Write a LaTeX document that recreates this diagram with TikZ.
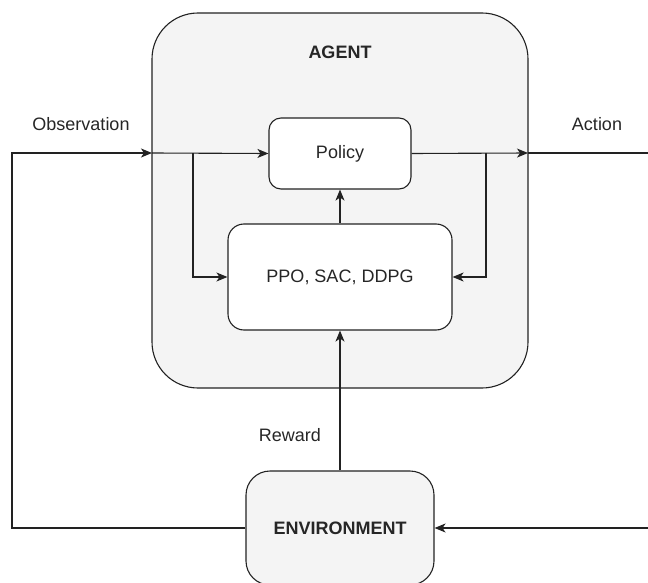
\documentclass[tikz,border=0pt]{standalone}
\usepackage{fontspec}
\setmainfont{Liberation Sans}
\usetikzlibrary{arrows.meta}
\definecolor{boxgray}{HTML}{F4F4F4}
\definecolor{linegray}{HTML}{222222}
\begin{document}
\begin{tikzpicture}[x=1pt, y=-1pt,
    every node/.style={font=\fontsize{18}{22}\selectfont, text=black!85},
    blk/.style={draw=linegray, line width=1.1pt, fill=white, rounded corners=12pt},
    arr/.style={draw=linegray, line width=1.1pt, -{Stealth[length=11pt, width=9pt, inset=3pt]}},
    ln/.style={draw=linegray, line width=1.1pt}]
        \useasboundingbox (0, 0) rectangle (648, 583);

        \node[blk, fill=boxgray, rounded corners=46pt, minimum width=376pt, minimum height=375pt] (agent) at (340, 200.5) {};
        \node[font=\fontsize{18}{22}\selectfont\bfseries] (agenttxt) at (340, 52) {AGENT};
        \node[blk, minimum width=142pt, minimum height=71pt] (policy) at (340, 153.5) {Policy};
        \node[blk, rounded corners=16pt, minimum width=224pt, minimum height=106pt] (ppo) at (340, 277) {PPO, SAC, DDPG};
        \node[blk, fill=boxgray, rounded corners=24pt, minimum width=188pt, minimum height=114pt, font=\fontsize{18}{22}\selectfont\bfseries] (env) at (340, 528) {ENVIRONMENT};

        \coordinate (obsin) at (152, 153);
        \coordinate (actout) at (528, 153);
        \coordinate (rightend) at (648, 153);
        \coordinate (rightin) at (648, 528);

        \node (obs) at (81, 124) {Observation};
        \node (act) at (597, 124) {Action};
        \node (rew) at (290, 435) {Reward};

        \draw[arr] (env.west) -| (12, 153) -- (obsin);
        \draw[arr] (obsin) -- (policy.west);
        \draw[arr] (193, 153) |- (ppo.west);
        \draw[arr] (policy.east) -- (actout);
        \draw[ln] (actout) -- (rightend);
        \draw[arr] (486, 153) |- (ppo.east);
        \draw[arr] (ppo.north) -- (policy.south);
        \draw[arr] (env.north) -- (ppo.south);
        \draw[arr] (rightin) -- (env.east);
    \end{tikzpicture}
\end{document}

****

* [THE REQUEST] Are you able to set down all the lines above exactly, without any pictures?

* [THE SOLUTION]
Write a LaTeX document that recreates this diagram with TikZ.
\documentclass[tikz,border=0pt]{standalone}
\usepackage{fontspec}
\setmainfont{Liberation Sans}
\usetikzlibrary{arrows.meta}
\definecolor{boxgray}{HTML}{F4F4F4}
\definecolor{linegray}{HTML}{222222}
\begin{document}
\begin{tikzpicture}[x=1pt, y=-1pt,
    every node/.style={font=\fontsize{18}{22}\selectfont, text=black!85},
    blk/.style={draw=linegray, line width=1.1pt, fill=white, rounded corners=12pt},
    arr/.style={draw=linegray, line width=1.1pt, -{Stealth[length=11pt, width=9pt, inset=3pt]}},
    ln/.style={draw=linegray, line width=1.1pt}]
        \useasboundingbox (0, 0) rectangle (648, 583);

        \node[blk, fill=boxgray, rounded corners=46pt, minimum width=376pt, minimum height=375pt] (agent) at (340, 200.5) {};
        \node[font=\fontsize{18}{22}\selectfont\bfseries] (agenttxt) at (340, 52) {AGENT};
        \node[blk, minimum width=142pt, minimum height=71pt] (policy) at (340, 153.5) {Policy};
        \node[blk, rounded corners=16pt, minimum width=224pt, minimum height=106pt] (ppo) at (340, 277) {PPO, SAC, DDPG};
        \node[blk, fill=boxgray, rounded corners=24pt, minimum width=188pt, minimum height=114pt, font=\fontsize{18}{22}\selectfont\bfseries] (env) at (340, 528) {ENVIRONMENT};

        \coordinate (obsin) at (152, 153);
        \coordinate (actout) at (528, 153);
        \coordinate (rightend) at (648, 153);
        \coordinate (rightin) at (648, 528);

        \node (obs) at (81, 124) {Observation};
        \node (act) at (597, 124) {Action};
        \node (rew) at (290, 435) {Reward};

        \draw[arr] (env.west) -| (12, 153) -- (obsin);
        \draw[arr] (obsin) -- (policy.west);
        \draw[arr] (193, 153) |- (ppo.west);
        \draw[arr] (policy.east) -- (actout);
        \draw[ln] (actout) -- (rightend);
        \draw[arr] (486, 153) |- (ppo.east);
        \draw[arr] (ppo.north) -- (policy.south);
        \draw[arr] (env.north) -- (ppo.south);
        \draw[arr] (rightin) -- (env.east);
    \end{tikzpicture}
\end{document}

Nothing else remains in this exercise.